VM: So it was actually the character of General Tadamichi Kuribayashi (Ken Watanabe) that fired your imagination?
CE: I thought he must be an interesting guy! So I called a friend of mine in Japan and asked him if there were any books on Kuribayashi and he said, ‘Yes.’ There was a book of letters he had written to his daughter, son and wife; some of it was letters when he was on Iwo, but most dated back from 1928 when he was an envoy from the Japanese empire to the United States. He studied English at Harvard, travelled all over the States and made a lot of friends. He didn’t believe Japan should be fighting the States; he believed, from a pragmatic point of view it was much too big an industrial complex - but you do what everybody asked because you're military.

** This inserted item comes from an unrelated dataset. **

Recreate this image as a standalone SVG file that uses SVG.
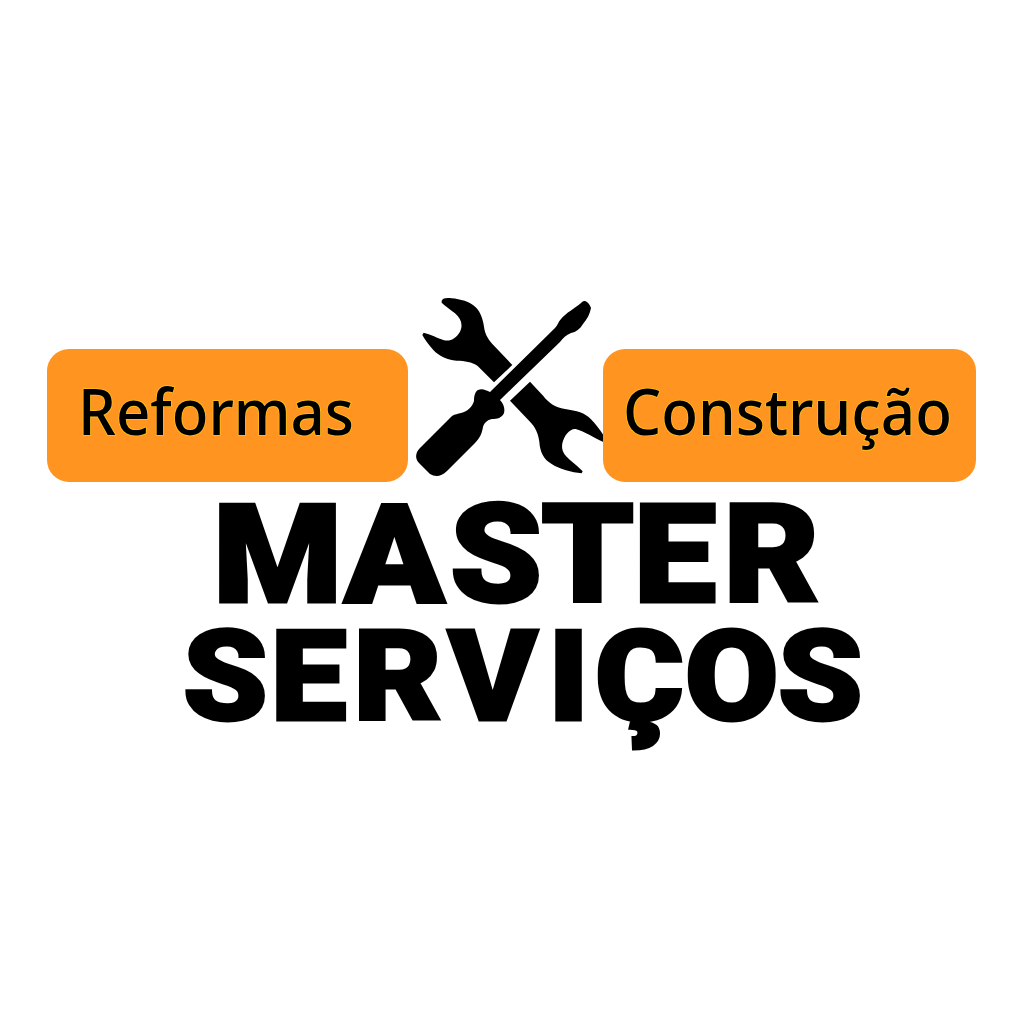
<svg xmlns="http://www.w3.org/2000/svg" width="1024" height="1024" viewBox="0 0 1024 1024">
<style>
.box{fill:#FF9520}
.tag{font-family:"Noto Sans","Open Sans",sans-serif;font-weight:500;font-size:64px;fill:#000;stroke:#FFC21A;stroke-width:1.6px;paint-order:stroke}
.title{font-family:Roboto,"Liberation Sans",sans-serif;font-weight:900;fill:#000;stroke:#000;stroke-width:3px;stroke-linejoin:miter}
.tool{fill:#000}
</style>
<rect width="1024" height="1024" fill="#fff"/>
<g id="tools">
<path class="tool" transform="translate(415 290) scale(.33333)" d="M80 32C84 24 95 23 110 25C135 27 165 35 182 52C198 68 204 90 207 110C210 135 222 152 240 170L292 225L237 277L188 228C170 215 150 213 125 212C95 210 72 198 55 180C42 165 30 150 22 135L26 128C45 132 70 145 85 150C105 157 125 143 135 125C145 105 138 85 120 70C105 58 90 48 80 38Z"/>
<path class="tool" transform="translate(505 380) scale(.33333)" d="M75 5L115 48C130 68 150 82 180 87C215 92 240 98 258 118C272 132 285 150 295 165L295 186C270 175 235 152 212 147C195 145 178 165 172 190C168 212 178 225 195 240C210 252 222 262 233 274L230 280C200 277 165 268 140 252C115 237 105 215 103 185C100 160 90 140 75 125L15 62Z"/>
<path class="tool" d="M585 301C588 302 590 305 591 308C590 314 587 319 583 324C580 329 576 332 571 333C566 335 563 338 560 342L500 400C504 404 505 409 504 413C502 418 497 419 492 419C487 420 484 423 483 427C482 433 480 438 475 443L447 471C441 477 435 477 430 474L419 463C415 459 415 453 420 448L452 416C455 414 458 414 461 413C468 411 472 407 474 401C474 396 475 392 478 390C482 388 486 390 490 392L555 328C558 325 558 322 561 319C566 313 575 308 581 303C583 301 584 301 585 301Z"/>
</g>
<g id="reformas">
<rect class="box" x="47" y="349" width="361" height="133" rx="22"/>
<text class="tag" x="78" y="435" textLength="276" lengthAdjust="spacingAndGlyphs">Reformas</text>
</g>
<g id="construcao">
<rect class="box" x="603" y="349" width="373" height="133" rx="22"/>
<text class="tag" x="623" y="435" textLength="329" lengthAdjust="spacingAndGlyphs">Construção</text>
</g>
<g id="title" transform="scale(1.08 1)">
<text class="title" y="602" font-size="137" x="196.9 318.5 416.4 501 586.5 669.8">MASTER</text>
<text class="title" y="720.5" font-size="126" x="169.3 250.4 327.2 414.7 507.4 550.6 634 720.1">SERVIÇOS</text>
</g>
</svg>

VM: How would you describe your approach to directing?
CE: Just trust your instincts; there’s an old staying in golf - you’ve studied the swing many times, and you practice and practice, but when you stand over the ball, you just have to trust your swing! And if you don't trust it, you'll ruin it; your brain will take over…it’s the same thing here, you just trust your swing!
VM: Why did you choose newcomer Iris Yamashita to write the screenplay?

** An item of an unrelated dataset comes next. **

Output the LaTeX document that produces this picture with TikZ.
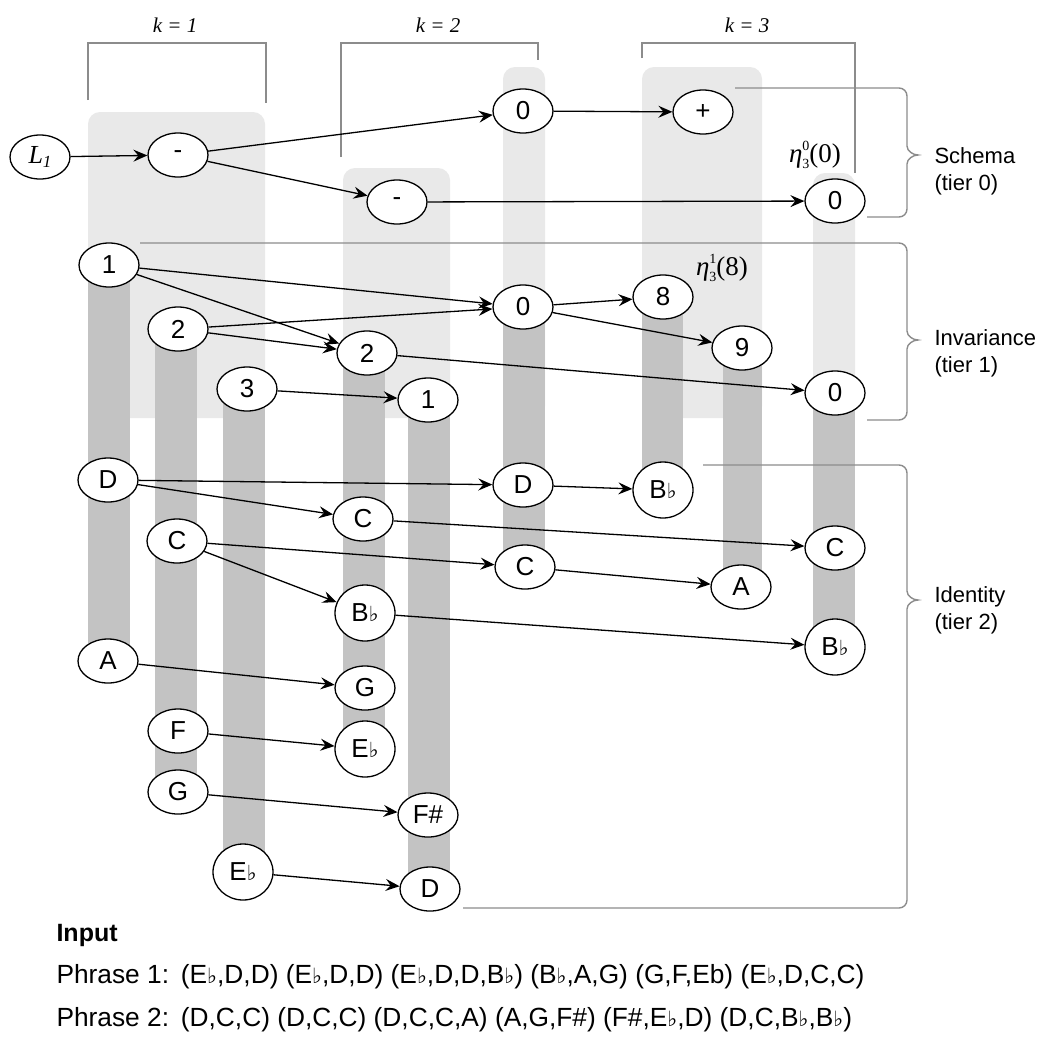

CE: I asked Paul Haggis (Crash, Flags of Our Fathers screenwriter) if he had somebody who we could get at a reasonable price because I didn’t have any money left from the other picture! And he found a young Japanese girl who had written several screenplays, none of which had sold, and she came up with this idea of seeing it through the eyes of a young private who was conscripted into the army - and then we meet the general through the eyes of this private. So she came up with a good storyline, I said, ‘Write that up - it sounds terrific’, and then I went off to Iceland to do Flags.
VM: You’re 76 and still going strong…do you feel lucky!
CE: I always felt blessed that I was able to make a living in a profession that not a lot of people can make a living at, and I was able to do something I liked, rather than be in a job that I hated. I guess when I was younger I did so many jobs that just had minimal demands on any kind of talent. I thought, ‘Jeez, it’s tough to spend your life doing something you really don’t like.’ I was lucky there - so I just keep doing it, that’s what I do!